Ort des Firmensitzes steuerrechtlich ohne Unterschied

„Rein steuerrechtlich macht es keinen Unterschied, ob eine Firma ihren Sitz in Wien oder in Innsbruck hat, das Finanzgesetz ist im ganzen Bundesgebiet das Gleiche“, so Wirtschaftswissenschaftler Dobusch von der Universität Innsbruck. Allerdings hätten Beamte immer einen Ermessensspielraum.

Über den Grund der Verlegung des Firmensitzes von Wien nach Innsbruck könne man nur mutmaßen, so Dobusch.

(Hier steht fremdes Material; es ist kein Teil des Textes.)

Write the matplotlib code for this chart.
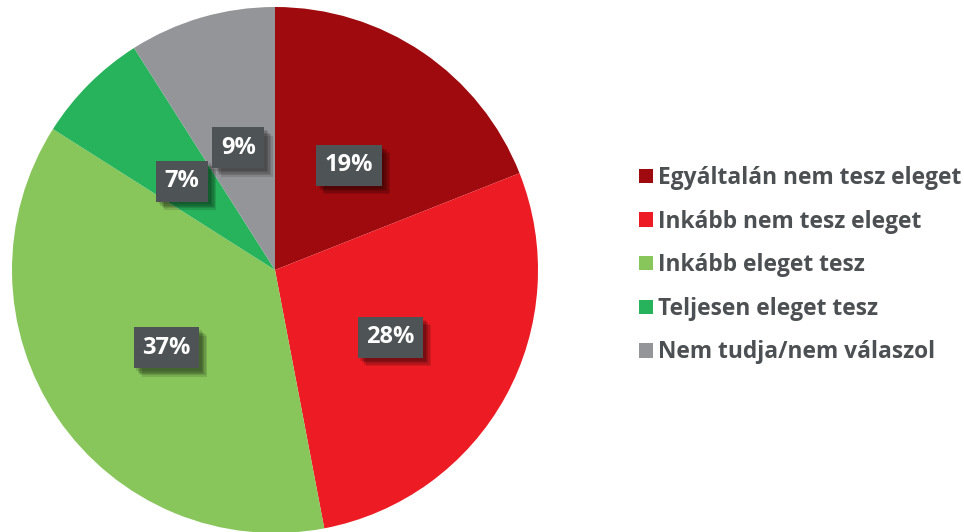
import matplotlib.pyplot as plt
import matplotlib.patheffects as pe
import matplotlib.transforms as mtransforms

# answer categories and shares (%)
labels = ["Egyáltalán nem tesz eleget", "Inkább nem tesz eleget",
          "Inkább eleget tesz", "Teljesen eleget tesz", "Nem tudja/nem válaszol"]
values = [19, 28, 37, 7, 9]
colors = ["#9e0a0e", "#ed1c24", "#88c65c", "#27b35b", "#949599"]

plt.rcParams['font.family'] = ['Open Sans', 'DejaVu Sans']

fig = plt.figure(figsize=(9.64, 5.32), dpi=100)
W, H = 964, 532
cx, cy, r = 275, 532 - 270, 263
ax = fig.add_axes([(cx - r) / W, (cy - r) / H, 2 * r / W, 2 * r / H])

wedges, texts = ax.pie(values, colors=colors, startangle=90, counterclock=False,
                       labels=[f"{v}%" for v in values], labeldistance=0.5,
                       wedgeprops=dict(linewidth=0))
# soft drop shadow made from a few offset layers
shadow = [pe.SimplePatchShadow(offset=(o, -o), shadow_rgbFace="black", alpha=0.12)
          for o in (2, 3, 4, 5, 6)]
nudge = mtransforms.ScaledTranslation(0, -0.04, fig.dpi_scale_trans)
for t in texts:
    t.set_ha("center")
    t.set_va("center")
    t.set_color("white")
    t.set_fontsize(17)
    t.set_fontweight("bold")
    t.set_transform(t.get_transform() + nudge)
    t.set_bbox(dict(boxstyle="square,pad=0.36", facecolor="#4e5355", edgecolor="none"))
    t.get_bbox_patch().set_path_effects(shadow + [pe.Normal()])
ax.set_xlim(-1, 1)
ax.set_ylim(-1, 1)
ax.axis("off")

leg = fig.legend(wedges, labels, loc="upper left",
                 bbox_to_anchor=(639 / W, 1 - 166 / H), frameon=False,
                 handlelength=0.6, handleheight=0.6, handletextpad=0.25,
                 labelspacing=0.86, borderpad=0, borderaxespad=0,
                 prop=dict(size=16.4, weight="bold"))
for t in leg.get_texts():
    t.set_color("#4d5052")

fig.savefig("out.png", dpi=100)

Es könnte sein, dass sich Benko von anderen Finanzbeamten eine andere Behandlung, eine andere rechtliche Auslegung oder vielleicht auch ein weniger aggressives Vorgehen erhofft habe.

Dobusch: „Ost-West-Gefälle bei Strafen“

Auf die Frage, ob sich auch andere Unternehmerinnen und Unternehmer in Österreich das Finanzamt „aussuchen“, sagte Dobusch, dass es im Bereich der Strafgerichtsbarkeit bekannt sei, dass es in Österreich ein Ost-West-Gefälle gibt, was die Höhe der Strafen betrifft.

„Vielleicht sollte man auch im Bereich der Finanzverwaltung einmal systematisch intern untersuchen, ob es hier zu auffälligen Wechseln von Unternehmenssitzen kommt oder ob es geografisch signifikante Unterschiede gibt, was Betriebsprüfungen oder Ähnliches betrifft.“

Finanzministerium verweist auf Geheimhaltungspflicht

Das Finanzministerium gab auf Anfrage des ORF Tirol keinerlei Stellungnahme dazu ab und verwies auf seine Geheimhaltungspflicht.